Wednesday, April 16, 2008

Surfing The Elliott Waves - Prechter's Style.


I am an Elliottician. I believe there's a deterministic natural rhythm to the markets that's called the Elliott wave principle (Ewp). I believe it to be truth. Unlike many other technical indicators, it works all the time and it's only the analyst’s interpretation of it that fails. The pattern is always there and it's always correct. Everything else is periphery; fundamentals, all other forms of technical analysis, even social evolution itself. Everything that’s rooted in behavior follows the natural rhythm of the Elliott wave principle. It's a law like gravity and electricity. And like gravity and electricity, we don’t have to fully understand it in order to use it.

Forecasting the future with the Elliott wave principle is scientific in its approach; there are 13 simple patterns to the Elliott wave principle that connect and combine in a limited number of possibilities. By identifying Ewp patterns in charts, we can use logic and Fibonacci mathematics to deduce which other Ewp patterns most likely will follow suit. Often, there are several alternatives, but sometimes we can fine tune it to only one possible outcome. Perhaps I can shorten the learning curve for you. If you want to learn more about the Elliott wave principle, the best place to start is the biblical text; Frost and Prechter’s: Elliott Wave Principle.

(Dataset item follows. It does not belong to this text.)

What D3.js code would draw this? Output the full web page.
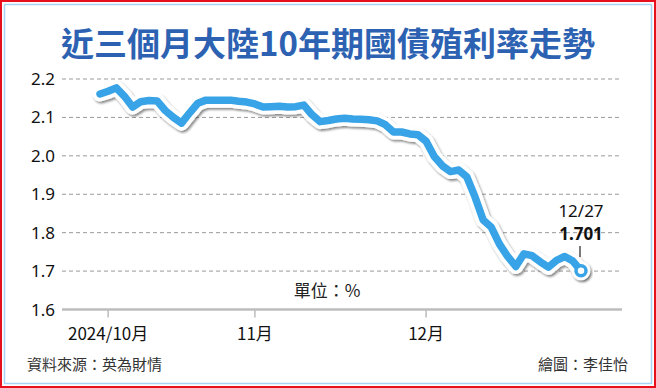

The wave principle spans the whole of social evolution. I'm only going to focus on the part we can trade. In the chart above, I will provide my perspective of current cycle Ewp patterns. Robert Prechter Jr. believes that 2000 was the top of the Super Cycle: a 5 count impulse wave up that started in 1932. When the market rallied back from the 2002 low and made a new high, most market watchers quickly dismissed his thesis (and with it the Elliott wave principle). More recently he suggested that 2000 was in fact the top and we are in the midst of a corrective flat. In a classic case of crying wolf syndrome, no one believes him. I do.

I have never seen anyone else attempt to provide a detailed wave count to substantiate his flat theory, but I have done so here. I have also added a probable path of decline based on common Fibonacci wave relationships (in price only: not time).

It's tempting to go all in short and wait it out isn’t it? There are other possibilities however, so it's probably best to focus the lens on multiple timeframes in order to maintain a total perspective, and trade the cycle trend one wave at a time.

Change always starts at the smallest degree and ripples out to the larger degrees. Let’s look at the chart above labeled primary trend for more clues. At the level of primary trend, based on the evidence of Elliott wave rules, guidelines, and Fibonacci ratio analysis, we have probably completed five waves down and three waves up. The question now is have we resumed the down trend, or are we in a downward correction of the counter-trend correction (which is up), which I will call a correction of the correction.

The wave patterns are often difficult to interpret short-term at this degree, so I will focus the lens one degree lower to see if the evidence is clearer. Elliott wave patterns are believed to be fractals. Different time frames fit together. By examining the smaller time frames we can gain detailed insight into the probable direction of the larger ones. Conversely, we sometimes rely on the larger ones to see the forest through the trees when the shorter time frames become too complex. It is a constant balance of interpretation. Looking from the 60 minutes chart,we can see that on April 7th of this year, we completed the counter-trend corrective combination up called a double zigzag. The end of this pattern clearly indicated a turn, but is it the turn?

Again, based on the evidence of Ewp rules, guidelines, and Fibonacci ratio analysis, I interpret the recent downturn to also be more corrective in nature than impulsive. The wave count shown on 60 minutes is another double zigzag with a close to perfect 11 Fibonacci ratio (outside numbers). It is the cleanest interpretation I can identify on intra-day charts. However, we're at a crucial test point. We can only sustain a very limited continued downside without a significant 3-wave bounce for this to remain the highest probability. A small extension of the last wave down into Monday’s close, say 1320-1322 would be the preference. This happens to coincide nicely with a .500 Fibonacci retracement of the entire counter-trend double zigzag up from the bottom (inside numbers), a common retracement.

If this thesis is correct, and we bounce, one of two things will happen. We either resume the counter-trend rally up toward our next Fibonacci target, or get a significant 3-wave bounce, similar in degree to the bounce on April 10th, and then turn back down. If we bounce and turn back down, it will be the last wave of a correction of the correction. The Ewp rule states that corrective waves can only extend to 3 corrective combinations. We've either completed or are a fraction away from completing two of the three allowed in this wave set. Another turn down after a bounce would also most likely end at 1322 or 1307.